Mentally ill and mentally healthy individuals would have the ability to interact with each other as they planned and carried out tasks related to the community garden. However, "garden politics," or interpersonal conflict related to community gardening, may decrease the effectiveness of this contact-based intervention (Schmelzkopf, 1995, p. 376) Garden politics can include power struggles, over- or under-acceptance of responsibility, or conflict regarding what should be planted and how garden maintenance should be carried out (Schmelzkopf, 1995). In addition to typical "garden politics," this activity poses the additional challenge of ensuring that mentally ill people are adequately represented in terms of power, status, and responsibility. Without such a precaution, the intervention is less likely to reduce mental illness stigma.

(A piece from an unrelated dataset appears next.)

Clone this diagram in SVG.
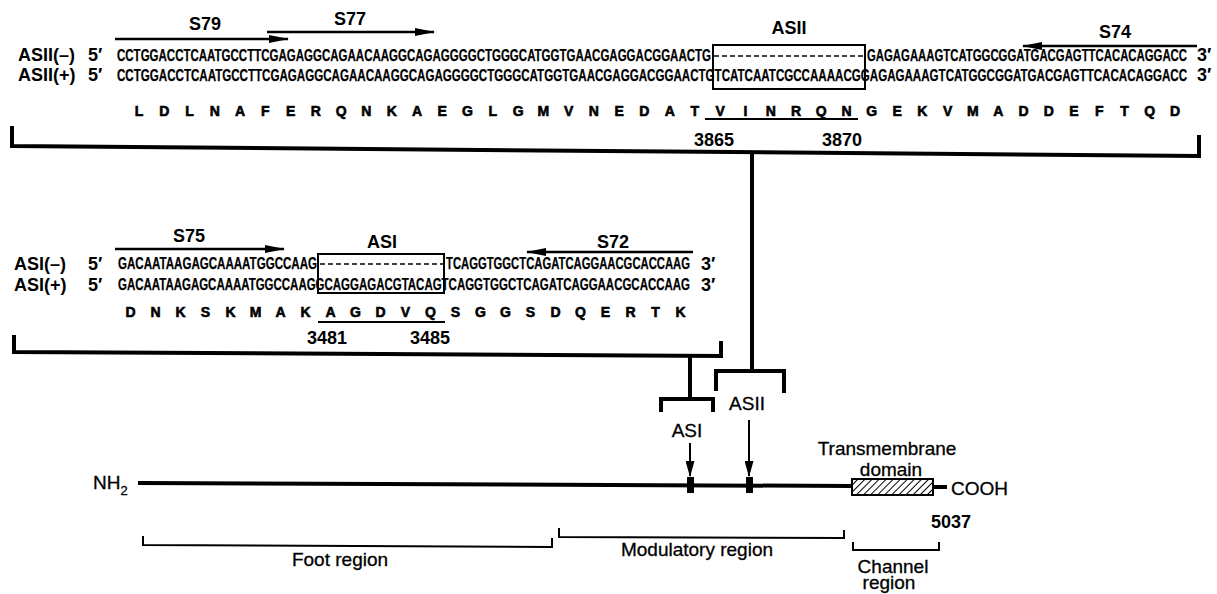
<svg xmlns="http://www.w3.org/2000/svg" width="1217" height="594" viewBox="0 0 1217 594">
<style>
text{fill:#000}
.seq{font-family:"Liberation Sans",Arial,sans-serif;font-weight:bold;font-size:16px;stroke:#000;stroke-width:0.25}
.aa{font-family:"Liberation Sans",Arial,sans-serif;font-weight:bold;font-size:14px;text-anchor:middle;stroke:#000;stroke-width:0.6}
.lb{font-family:"Liberation Sans",Arial,sans-serif;font-weight:bold;font-size:18px}
.mid{text-anchor:middle}
.rg{font-family:"Liberation Sans",Arial,sans-serif;font-size:19px;text-anchor:middle;stroke:#000;stroke-width:0.3}
.box{fill:none;stroke:#000;stroke-width:2}
.dash{stroke:#000;stroke-width:1.3;stroke-dasharray:5 3}
.ul{stroke:#000;stroke-width:2}
.thick{fill:none;stroke:#000;stroke-width:4;stroke-linejoin:miter;stroke-linecap:square}
.thin{fill:none;stroke:#000;stroke-width:2}
.prim{stroke:#000;stroke-width:2.5;marker-end:url(#ah)}
.down{stroke:#000;stroke-width:2;marker-end:url(#ah2)}
</style>
<defs>
<marker id="ah" viewBox="0 0 20 8" refX="19" refY="4" markerWidth="20" markerHeight="8" markerUnits="userSpaceOnUse" orient="auto"><path d="M0,0 L20,4 L0,8 z" fill="#000"/></marker>
<marker id="ah2" viewBox="0 0 16 9" refX="15" refY="4.5" markerWidth="16" markerHeight="9" markerUnits="userSpaceOnUse" orient="auto"><path d="M0,0 L16,4.5 L0,9 z" fill="#000"/></marker>
<pattern id="hatch" patternUnits="userSpaceOnUse" width="5" height="5" patternTransform="rotate(45)"><line x1="0" y1="0" x2="0" y2="5" stroke="#000" stroke-width="2"/></pattern>
</defs>
<rect width="1217" height="594" fill="#fff"/>

<g id="asii-panel">
<text class="lb mid" x="205" y="30">S79</text>
<text class="lb mid" x="350" y="25">S77</text>
<text class="lb mid" x="789" y="34">ASII</text>
<text class="lb mid" x="1115" y="38">S74</text>
<line class="prim" x1="115" y1="39" x2="288" y2="39"/>
<line class="prim" x1="267" y1="32" x2="434" y2="32"/>
<line class="prim" x1="1197" y1="46" x2="1023" y2="46"/>
<text class="lb" x="18" y="61">ASII(–)</text>
<text class="lb" x="18" y="81">ASII(+)</text>
<text class="lb" x="88" y="61">5′</text>
<text class="lb" x="88" y="81">5′</text>
<text class="seq" x="117" y="61" textLength="594" lengthAdjust="spacingAndGlyphs">CCTGGACCTCAATGCCTTCGAGAGGCAGAACAAGGCAGAGGGGCTGGGCATGGTGAACGAGGACGGAACTG</text>
<line class="dash" x1="714" y1="56" x2="864" y2="56"/>
<text class="seq" x="867" y="61" textLength="320" lengthAdjust="spacingAndGlyphs">GAGAGAAAGTCATGGCGGATGACGAGTTCACACAGGACC</text>
<text class="seq" x="117" y="81" textLength="1070" lengthAdjust="spacingAndGlyphs">CCTGGACCTCAATGCCTTCGAGAGGCAGAACAAGGCAGAGGGGCTGGGCATGGTGAACGAGGACGGAACTGTCATCAATCGCCAAAACGGAGAGAAAGTCATGGCGGATGACGAGTTCACACAGGACC</text>
<text class="lb" x="1197" y="61">3′</text>
<text class="lb" x="1197" y="81">3′</text>
<rect class="box" x="713" y="45" width="152" height="44"/>
<text class="aa" y="116" x="139.0 164.3 189.5 214.8 240.1 265.4 290.6 315.9 341.2 366.4 391.7 417.0 442.2 467.5 492.8 518.1 543.3 568.6 593.9 619.1 644.4 669.7 694.9 720.2 745.5 770.8 796.0 821.3 846.6 871.8 897.1 922.4 947.6 972.9 998.2 1023.5 1048.7 1074.0 1099.3 1124.5 1149.8 1175.1">LDLNAFERQNKAEGLGMVNEDATVINRQNGEKVMADDEFTQD</text>
<line class="ul" x1="705" y1="119" x2="858" y2="119"/>
<text class="lb mid" x="714" y="146">3865</text>
<text class="lb mid" x="842" y="146">3870</text>
</g>

<g id="asi-panel">
<text class="lb mid" x="189" y="242">S75</text>
<text class="lb mid" x="382" y="248">ASI</text>
<text class="lb mid" x="613" y="248">S72</text>
<line class="prim" x1="115" y1="249" x2="284" y2="249"/>
<line class="prim" x1="693" y1="252" x2="527" y2="252"/>
<text class="lb" x="14" y="270">ASI(–)</text>
<text class="lb" x="14" y="291">ASI(+)</text>
<text class="lb" x="88" y="270">5′</text>
<text class="lb" x="88" y="291">5′</text>
<text class="seq" x="118" y="269" textLength="199" lengthAdjust="spacingAndGlyphs">GACAATAAGAGCAAAATGGCCAAG</text>
<line class="dash" x1="320" y1="264" x2="443" y2="264"/>
<text class="seq" x="446" y="269" textLength="244" lengthAdjust="spacingAndGlyphs">TCAGGTGGCTCAGATCAGGAACGCACCAAG</text>
<text class="seq" x="118" y="290" textLength="572" lengthAdjust="spacingAndGlyphs">GACAATAAGAGCAAAATGGCCAAGGCAGGAGACGTACAGTCAGGTGGCTCAGATCAGGAACGCACCAAG</text>
<text class="lb" x="701" y="270">3′</text>
<text class="lb" x="701" y="291">3′</text>
<rect class="box" x="318" y="254" width="126" height="39"/>
<text class="aa" y="317" x="130.5 155.5 180.5 205.5 230.5 255.5 280.5 305.5 330.5 355.5 380.5 405.5 430.5 455.5 480.5 505.5 530.5 555.5 580.5 605.5 630.5 655.5 680.5">DNKSKMAKAGDVQSGGSDQERTK</text>
<line class="ul" x1="318" y1="322" x2="445" y2="322"/>
<text class="lb mid" x="327" y="344">3481</text>
<text class="lb mid" x="430" y="344">3485</text>
</g>

<g id="connectors">
<path class="thick" d="M12,128 V146 L1199,156 V137"/>
<path class="thick" d="M752,156 V371"/>
<path class="thick" d="M716,389 V371 H784 V391"/>
<path class="thick" d="M14,337 V352 L721,356 V343"/>
<path class="thick" d="M690,356 V399"/>
<path class="thick" d="M661,410 V399 H713 V410"/>
<line class="down" x1="690" y1="443" x2="690" y2="476"/>
<line class="down" x1="749" y1="420" x2="749" y2="476"/>
</g>

<g id="site-labels">
<text class="rg" x="747" y="410">ASII</text>
<text class="rg" x="687" y="437">ASI</text>
</g>

<g id="protein">
<text class="rg" x="93" y="489" style="text-anchor:start">NH<tspan font-size="13" dy="6">2</tspan></text>
<path d="M138,483 L852,486" stroke="#000" stroke-width="4" fill="none"/>
<rect x="687" y="477" width="7" height="16" fill="#000"/>
<rect x="746" y="477" width="7" height="16" fill="#000"/>
<rect x="852" y="479" width="81" height="16" fill="url(#hatch)" stroke="#000" stroke-width="2"/>
<line x1="933" y1="487" x2="947" y2="487" stroke="#000" stroke-width="4"/>
<text class="rg" x="951" y="495" style="text-anchor:start">COOH</text>
<text class="rg" x="887" y="455">Transmembrane</text>
<text class="rg" x="891" y="476">domain</text>
<text class="lb mid" x="951" y="528">5037</text>
</g>

<g id="regions">
<path class="thin" d="M143,536 V545 L552,547 V538"/>
<text class="rg" x="340" y="566">Foot region</text>
<path class="thin" d="M559,528 V537 L844,538 V530"/>
<text class="rg" x="697" y="556">Modulatory region</text>
<path class="thin" d="M853,542 V550 H939 V542"/>
<text class="rg" x="893" y="573">Channel</text>
<text class="rg" x="889" y="589">region</text>
</g>
</svg>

Therefore, it is essential that an authoritative body be developed to provide leadership within the gardening community to prevent personal agendas being carried out by the ingroup. An equal number of the members of the general public and mentally ill individuals should be granted authoritative roles (such as lead gardeners) and hold membership on committees related to planning and conflict resolution. This ensures not only that both groups will be fairly represented, but also that the roles and status of each group will be equal within the community garden. Moreover, engaging in a long-term project such as a community garden provides an increased opportunity for contact, which may further encourage individuals to change their attitudes towards community members who are mentally ill. In addition, the community garden project would allow for the longitudinal assessment of attitude change as the result of close interpersonal contact. 

Expected Outcomes 

Contact theory applied in the form of a community garden is expected to significantly reduce mental illness stigma. It is expected that this project, due to both its duration and the casual nature of participation, will lead to a greater reduction of stigma than current anti-stigma initiatives. The community garden can provide an environment in which mentally ill and mentally healthy individuals have the opportunity to interact with each other. The sharing of power and status between mentally ill and mentally healthy individuals allows for members of the garden to recognize the accomplishments and the strengths that mentally ill individuals can bring to the community. As a result, individuals who currently endorse the stereotype that mentally ill people are less able than the average citizen may reconsider their attitudes and recognize that mentally ill people do indeed hold membership within the community.

In a broader sense, this intervention is expected to lead to a decrease in all stereotypical beliefs, including the beliefs that mentally ill individuals are dangerous, frightening, and unpredictable. Close contact will allow individuals to see that mentally ill people are more than simply a diagnosis or display of symptoms, and that they are able to contribute to the community at both social and productive levels. Furthermore, sharing common interests and striving towards shared goals may diminish the gap between identities for these groups and provide a basis for shared emotional connection. This may allow mentally healthy community members to realize that integrating mentally ill individuals into the community does not threaten ingroup identity.  

Conclusions

Stigmatization of mental illness acts as a major barrier for mentally ill individuals seeking involvement within their communities. Therefore, reduction of this stigma could lead to a dramatic improvement in psychological sense of community. Community-based contact interventions have the potential to provide all four components of psychological sense of community: membership, mutual influence, fulfillment of needs, and shared emotional connection. When designing intervention and stigma reduction programs, it is essential that mental health service agencies take all four components into consideration in order to ensure that the community will be most receptive to mentally ill individuals. In short, decreasing stigma is expected to increase psychological sense of community, which will better the lives of those affected by mental illness.